“Mom, how do you make lemonade?”
Anyone who knows me, knows that asking me for culinary or libation guidance is a little bit like trying to sell a swimming pool to an Eskimo. But he is earnest and I am caught off guard. Not because I can’t find my way around Google, but because he isn’t the first to mention lemonade this week.
The other came in the lines of an email from a friend I would not have met had it not been for my husband’s unauthorized departure. In an ironic twist that fate inflicts all too easily, we had read about her loss only weeks before and standing in that kitchen I had felt more connected to this woman I did not know than to any other spouse that had been left behind before. They were young and happy, like we were, with their whole lives ahead of them. They had two children, one boy and one girl, of similar ages to our own. He shared the same calling as my husband. Looking at my husband I told him I could not imagine how she felt at that very moment. And then two weeks later, I knew.

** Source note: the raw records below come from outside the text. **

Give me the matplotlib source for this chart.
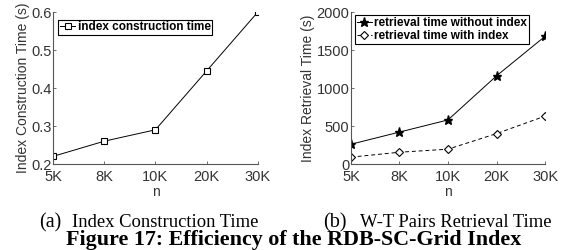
import numpy as np
import matplotlib
matplotlib.use('Agg')
import matplotlib.pyplot as plt

# data
n_labels = ['5K', '8K', '10K', '20K', '30K']
construct_time = [0.22, 0.26, 0.29, 0.445, 0.60]
retrieval_no_index = [260, 420, 580, 1160, 1680]
retrieval_index = [90, 155, 195, 400, 630]

plt.rcParams['font.family'] = ['Liberation Sans', 'DejaVu Sans']
plt.rcParams['xtick.direction'] = 'in'
plt.rcParams['ytick.direction'] = 'in'

fig = plt.figure(figsize=(5.66, 2.5), dpi=100)
ax1 = fig.add_axes([0.0936, 0.344, 0.362, 0.608])
ax2 = fig.add_axes([0.620, 0.344, 0.343, 0.608])

x = np.arange(len(n_labels))


def style(ax):
    for s in ['top', 'right']:
        ax.spines[s].set_visible(False)
    for s in ['left', 'bottom']:
        ax.spines[s].set_color('#555555')
        ax.spines[s].set_linewidth(0.8)
    ax.tick_params(length=2.5, width=0.6, color='#555555', labelsize=10.5, pad=1)
    ax.tick_params(axis='x', pad=4)
    ax.set_xticks(x)
    ax.set_xticklabels(n_labels)
    ax.set_xlim(x[0], x[-1])
    ax.set_xlabel('n', fontsize=10, color='#333333', labelpad=1)
    for lab in ax.get_xticklabels() + ax.get_yticklabels():
        lab.set_color('#333333')


ax1.plot(x, construct_time, '-', color='black', lw=0.7, marker='s', ms=5,
         mfc='white', mec='black', mew=0.8, label='index construction time')
ax1.set_ylim(0.2, 0.6)
ax1.set_yticks([0.2, 0.3, 0.4, 0.5, 0.6])
ax1.set_yticklabels(['0.2', '0.3', '0.4', '0.5', '0.6'])
ax1.set_ylabel('Index Construction Time (s)', fontsize=10, color='#333333', labelpad=1)
style(ax1)
leg1 = ax1.legend(loc='upper left', bbox_to_anchor=(0.025, 0.95), fancybox=False,
                  edgecolor='black', framealpha=1, handlelength=1.3, handletextpad=0.2,
                  borderpad=0.15, borderaxespad=0, prop={'weight': 'bold', 'size': 8.5})
leg1.get_frame().set_linewidth(0.8)

ax2.plot(x, retrieval_no_index, '-', color='black', lw=0.7, marker='*', ms=6.5,
         mfc='black', mec='black', label='retrieval time without index')
ax2.plot(x, retrieval_index, '--', color='black', lw=0.7, marker='D', ms=4.5,
         mfc='white', mec='black', mew=0.8, dashes=(4, 3), label='retrieval time with index')
ax2.set_ylim(0, 2000)
ax2.set_yticks([0, 500, 1000, 1500, 2000])
ax2.set_ylabel('Index Retrieval Time (s)', fontsize=10, color='#333333', labelpad=1)
style(ax2)
leg2 = ax2.legend(loc='upper left', bbox_to_anchor=(0.02, 0.98), fancybox=False,
                  edgecolor='black', framealpha=1, handlelength=1.3, handletextpad=0.2,
                  borderpad=0.15, borderaxespad=0, labelspacing=0.1,
                  prop={'weight': 'bold', 'size': 8.5})
leg2.get_frame().set_linewidth(0.8)

serif = ['Liberation Serif', 'DejaVu Serif']
fig.text(0.069, 0.092, '(a)', family=serif, fontsize=14.5, va='baseline')
fig.text(0.127, 0.092, 'Index Construction Time', family=serif, fontsize=13.4, va='baseline')
fig.text(0.571, 0.092, '(b)', family=serif, fontsize=14.5, va='baseline')
fig.text(0.636, 0.092, 'W-T Pairs Retrieval Time', family=serif, fontsize=13.4, va='baseline')
fig.text(0.518, 0.02, 'Figure 17: Efficiency of the RDB-SC-Grid Index', family=serif,
         fontsize=15.8, weight='bold', ha='center', va='baseline')

plt.savefig('out.png', dpi=100)
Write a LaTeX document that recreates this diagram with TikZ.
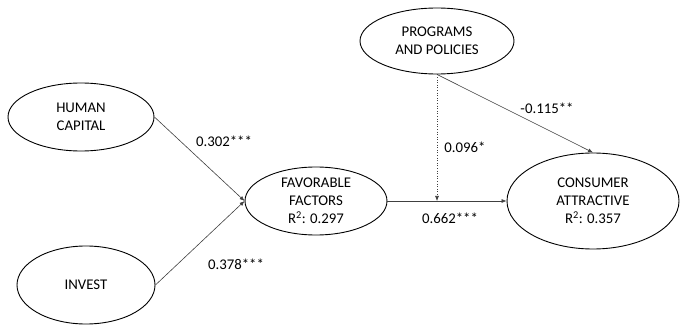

From one suddenly left behind to another. Making lemonade, right?
As a child I loved lemonade, a taste that stayed through my teenage years and well into adulthood. Sweet and sour shaken together with a dash of youth and summertime. But lemonade is as individual as the person. It’s not the ingredients that tempt the palate – it’s the art of making lemonade that does.
In the early years of our marriage, we harvested hundreds of lemons from the yard each year. We froze the juice and savored lemon tarts and moist meringues. We soaked sliced lemons in pitchers of crystal water. We made lemonade.
And then I made my own.
“Sweetheart, I’m not exactly sure. But, we’ll learn together.”